Tristezas do mundo

Adriano Grineberg: as origens africanas do blues tocadas ao piano

Em participação no "Hora do Rango", músico contou que tocar blues numa guitarra elétrica é motivo de perseguição e morte em alguns países da África. Resgate dessa "vida de artista" está em seu terceiro disco

Divulgação/Kaedi Konrad Waldmann
Divulgação/Kaedi Konrad Waldmann
Cena do filme "Mali Blues", país de forte influência na música do pianista Adriano Grineberg (destaque), e onde tocar blues elétrico pode levar à morte

São Paulo — Adriano Grineberg era adolescente quando foi ao Blues Festival, em 1989, no Ginásio do Ibirapuera, em São Paulo. Ali ouviu Ed Motta, André Christovam e Magic Slim, entre outros, e foi apresentado à atmosfera do ritmo que mudaria sua vida. “Foi um som que me pegou logo de cara, foi uma noite mágica”, relembra o músico, durante o programa Hora do Rango que foi ao ar nesta terça-feira (23), pela Rádio Brasil Atual.

Curiosamente, o futuro pianista se encantou com o blues numa noite em que não houve pianista no palco. Tempos depois conseguiu um CD com 22 blues tocados no piano. Ouvia-o sem parar, três vezes ao dia. Um hábito que, diz, os jovens de hoje não têm mais. Escutar repetidamente a mesma música parece não fazer mais sentido para uma geração com fácil acesso à informação por meio da internet.

Naquela época, ter pouca chance de ouvir pianistas tocando blues dificultou imaginar o som que um dia gostaria de fazer. A situação foi mudando à medida em que Grineberg se aventurou pela música originária do norte da África, a fonte primária do blues. Segundo relatou o cantor e compositor, os africanos daquela região, quando escravizados nos Estados Unidos, não podiam usar tambores, pois a igreja protestante proibia, razão pela qual se desenvolveu no país americano uma música “mais vocalizada”. Situação diferente da que levou ao surgimento do samba no Brasil e de outros ritmos latinos e caribenhos, onde os negros originários da África deixaram o legado de uma música fortemente baseada em instrumentos de percussão.

A conexão com os ritmos africanos é hoje a essência do blues tocado pelo pianista Adriano Grineberg, que apresenta no próximo sábado (27), em show no Sesc Belenzinho, zona leste de São Paulo, seu terceiro álbum solo, batizado simplesmente de 108. O novo trabalho é uma fusão de influências diversas, começando por ritmos regionais do Brasil, sedimentado na origem africana do blues, e passando ainda por ritmos indianos, do Paquistão e do Oriente Médio. As músicas são cantadas em línguas ancestrais de diversos países.

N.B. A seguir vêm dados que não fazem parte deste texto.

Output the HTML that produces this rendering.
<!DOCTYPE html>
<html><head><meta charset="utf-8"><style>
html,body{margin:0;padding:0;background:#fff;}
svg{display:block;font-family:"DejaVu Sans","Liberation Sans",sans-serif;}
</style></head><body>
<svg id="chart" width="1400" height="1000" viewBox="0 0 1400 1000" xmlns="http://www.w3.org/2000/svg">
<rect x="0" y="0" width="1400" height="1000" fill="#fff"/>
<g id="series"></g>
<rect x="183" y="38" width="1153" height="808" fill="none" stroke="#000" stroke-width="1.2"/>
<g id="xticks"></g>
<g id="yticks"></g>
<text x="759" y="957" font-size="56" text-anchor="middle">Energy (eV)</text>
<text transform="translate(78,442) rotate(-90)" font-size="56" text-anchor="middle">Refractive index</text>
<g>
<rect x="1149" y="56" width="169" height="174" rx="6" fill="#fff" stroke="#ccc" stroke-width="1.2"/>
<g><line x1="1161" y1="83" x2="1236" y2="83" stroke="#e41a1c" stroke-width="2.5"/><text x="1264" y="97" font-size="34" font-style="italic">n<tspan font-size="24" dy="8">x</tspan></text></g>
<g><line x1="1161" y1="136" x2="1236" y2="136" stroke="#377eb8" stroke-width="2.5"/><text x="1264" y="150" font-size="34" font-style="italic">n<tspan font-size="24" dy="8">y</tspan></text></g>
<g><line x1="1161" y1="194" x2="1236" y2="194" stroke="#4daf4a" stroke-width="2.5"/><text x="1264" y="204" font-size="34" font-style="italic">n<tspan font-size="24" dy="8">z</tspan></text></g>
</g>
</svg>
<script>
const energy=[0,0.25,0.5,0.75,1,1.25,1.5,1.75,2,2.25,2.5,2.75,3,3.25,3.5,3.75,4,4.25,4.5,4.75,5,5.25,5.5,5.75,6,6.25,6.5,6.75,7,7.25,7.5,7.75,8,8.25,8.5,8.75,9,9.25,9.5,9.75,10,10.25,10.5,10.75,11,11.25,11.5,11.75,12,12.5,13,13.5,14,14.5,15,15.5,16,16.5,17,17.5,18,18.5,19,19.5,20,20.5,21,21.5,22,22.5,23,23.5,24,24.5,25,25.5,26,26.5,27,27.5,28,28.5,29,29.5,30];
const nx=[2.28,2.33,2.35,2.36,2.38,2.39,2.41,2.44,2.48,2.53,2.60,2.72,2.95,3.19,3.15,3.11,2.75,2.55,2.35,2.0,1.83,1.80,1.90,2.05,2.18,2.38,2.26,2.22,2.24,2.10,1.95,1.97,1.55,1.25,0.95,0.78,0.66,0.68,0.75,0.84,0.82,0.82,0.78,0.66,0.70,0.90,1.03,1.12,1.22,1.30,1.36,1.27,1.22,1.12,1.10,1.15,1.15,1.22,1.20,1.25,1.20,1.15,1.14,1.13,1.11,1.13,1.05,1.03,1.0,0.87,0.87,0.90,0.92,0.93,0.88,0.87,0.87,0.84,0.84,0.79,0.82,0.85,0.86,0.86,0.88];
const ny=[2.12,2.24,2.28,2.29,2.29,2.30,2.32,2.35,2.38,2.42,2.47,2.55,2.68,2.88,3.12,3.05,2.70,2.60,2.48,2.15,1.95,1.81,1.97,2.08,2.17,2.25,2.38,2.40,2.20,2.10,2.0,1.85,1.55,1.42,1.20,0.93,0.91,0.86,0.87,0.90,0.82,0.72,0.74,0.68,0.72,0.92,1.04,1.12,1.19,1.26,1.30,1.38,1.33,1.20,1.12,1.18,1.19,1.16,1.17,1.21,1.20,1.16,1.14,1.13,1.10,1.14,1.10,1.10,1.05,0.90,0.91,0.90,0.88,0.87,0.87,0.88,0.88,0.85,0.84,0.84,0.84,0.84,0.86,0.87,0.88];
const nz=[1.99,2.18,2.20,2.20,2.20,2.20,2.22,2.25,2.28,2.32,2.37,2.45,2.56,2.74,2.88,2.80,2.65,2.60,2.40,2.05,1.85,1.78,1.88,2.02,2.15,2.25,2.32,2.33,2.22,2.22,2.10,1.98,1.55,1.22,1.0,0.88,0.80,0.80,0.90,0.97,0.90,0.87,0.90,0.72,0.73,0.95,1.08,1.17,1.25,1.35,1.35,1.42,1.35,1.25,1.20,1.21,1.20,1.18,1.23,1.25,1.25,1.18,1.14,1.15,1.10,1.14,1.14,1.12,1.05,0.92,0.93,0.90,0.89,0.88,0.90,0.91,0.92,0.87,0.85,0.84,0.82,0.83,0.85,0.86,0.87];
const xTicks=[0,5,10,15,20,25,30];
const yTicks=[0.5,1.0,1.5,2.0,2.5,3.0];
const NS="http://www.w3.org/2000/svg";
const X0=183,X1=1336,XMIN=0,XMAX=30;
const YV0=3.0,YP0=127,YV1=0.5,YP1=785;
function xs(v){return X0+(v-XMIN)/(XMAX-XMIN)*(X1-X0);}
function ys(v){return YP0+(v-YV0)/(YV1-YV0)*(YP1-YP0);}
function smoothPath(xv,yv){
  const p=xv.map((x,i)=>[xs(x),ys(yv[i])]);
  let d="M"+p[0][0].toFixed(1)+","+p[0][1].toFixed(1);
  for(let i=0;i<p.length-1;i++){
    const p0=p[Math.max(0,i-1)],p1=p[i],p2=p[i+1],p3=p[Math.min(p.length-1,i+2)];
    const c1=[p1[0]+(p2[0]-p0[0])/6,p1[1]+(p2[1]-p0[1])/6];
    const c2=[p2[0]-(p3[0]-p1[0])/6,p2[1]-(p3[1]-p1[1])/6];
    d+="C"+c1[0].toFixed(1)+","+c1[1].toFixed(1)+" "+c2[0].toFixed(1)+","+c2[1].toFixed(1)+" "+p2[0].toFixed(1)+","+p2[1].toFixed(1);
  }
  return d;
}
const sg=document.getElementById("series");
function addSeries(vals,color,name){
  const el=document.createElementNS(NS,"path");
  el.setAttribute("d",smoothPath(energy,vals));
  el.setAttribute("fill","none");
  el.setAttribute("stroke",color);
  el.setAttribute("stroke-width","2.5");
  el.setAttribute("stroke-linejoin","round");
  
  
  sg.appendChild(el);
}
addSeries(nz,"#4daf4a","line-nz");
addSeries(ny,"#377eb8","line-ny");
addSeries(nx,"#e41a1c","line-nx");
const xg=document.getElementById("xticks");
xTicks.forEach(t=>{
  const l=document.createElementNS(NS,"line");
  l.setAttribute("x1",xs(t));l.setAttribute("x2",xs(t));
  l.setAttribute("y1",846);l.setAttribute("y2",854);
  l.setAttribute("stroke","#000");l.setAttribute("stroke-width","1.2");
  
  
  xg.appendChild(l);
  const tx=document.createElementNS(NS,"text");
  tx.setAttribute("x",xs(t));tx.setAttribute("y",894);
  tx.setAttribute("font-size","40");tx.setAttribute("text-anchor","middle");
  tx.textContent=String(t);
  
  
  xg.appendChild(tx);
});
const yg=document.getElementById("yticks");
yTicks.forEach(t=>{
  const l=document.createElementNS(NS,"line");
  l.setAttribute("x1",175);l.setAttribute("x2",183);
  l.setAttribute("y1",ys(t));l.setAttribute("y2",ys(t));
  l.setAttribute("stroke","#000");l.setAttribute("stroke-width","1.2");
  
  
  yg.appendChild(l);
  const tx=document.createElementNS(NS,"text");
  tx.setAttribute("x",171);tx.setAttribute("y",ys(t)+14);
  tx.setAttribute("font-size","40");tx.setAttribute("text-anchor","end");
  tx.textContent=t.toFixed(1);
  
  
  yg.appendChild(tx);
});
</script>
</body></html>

Confira como foi o programa

“É um álbum que me representa bastante, minha história na Índia, na África, com o blues”, explica Grineberg. Uma história em que a música se funde com o encontro da própria espiritualidade e, ao final, se harmoniza numa única manifestação de vida. As experiências pelo mundo mostram ao pianista que a perseguição cultural em curso no Brasil, com ameaças de fechamento da Ancine e críticas a artistas não alinhados com as ideias do governo de Jair Bolsonaro, não são exclusividade dessa terra brasilis.    

“Não acontece só no Brasil, é uma coisa em escala global. Não só na cultura, mas em todos os aspectos, cada país tem a sua brecha para que isso aconteça. A gente tem um cenário preocupante”, pondera o pianista.

Ele dá como exemplo a situação dos músicos de blues no Mali, país localizado no norte da África, onde eles são perseguidos e mortos por usarem guitarra elétrica. “Na religião deles, isso é uma heresia imensa, então você está sendo contra a religião porque eletrificou uma guitarra.” Perseguição semelhante ocorre também na Mauritânia, Níger, Chade e Argélia. Por causa disso, músicos destes países escolhem morar na França, onde podem tocar seu ritmo predileto em instrumentos eletrificados.

O mesmo ocorre com os tuaregues, povo nômade do deserto do Saara e forte influência na música de Adriano Grineberg, que luta pelo reconhecimento de uma nação própria. Alvos de violência e perseguição, os tuaregues montam núcleos de resistência na França e na Bélgica. Porém, uma vez lá, costumam ser considerados suspeitos de serem terroristas. “O artista não tem vida fácil em nenhum lugar do mundo”, afirma.

Apesar de todas as dificuldades, Grineberg prefere permanecer otimista e esperançoso. “Quero acreditar que a boa música, aquilo que você faz, é insubstituível.”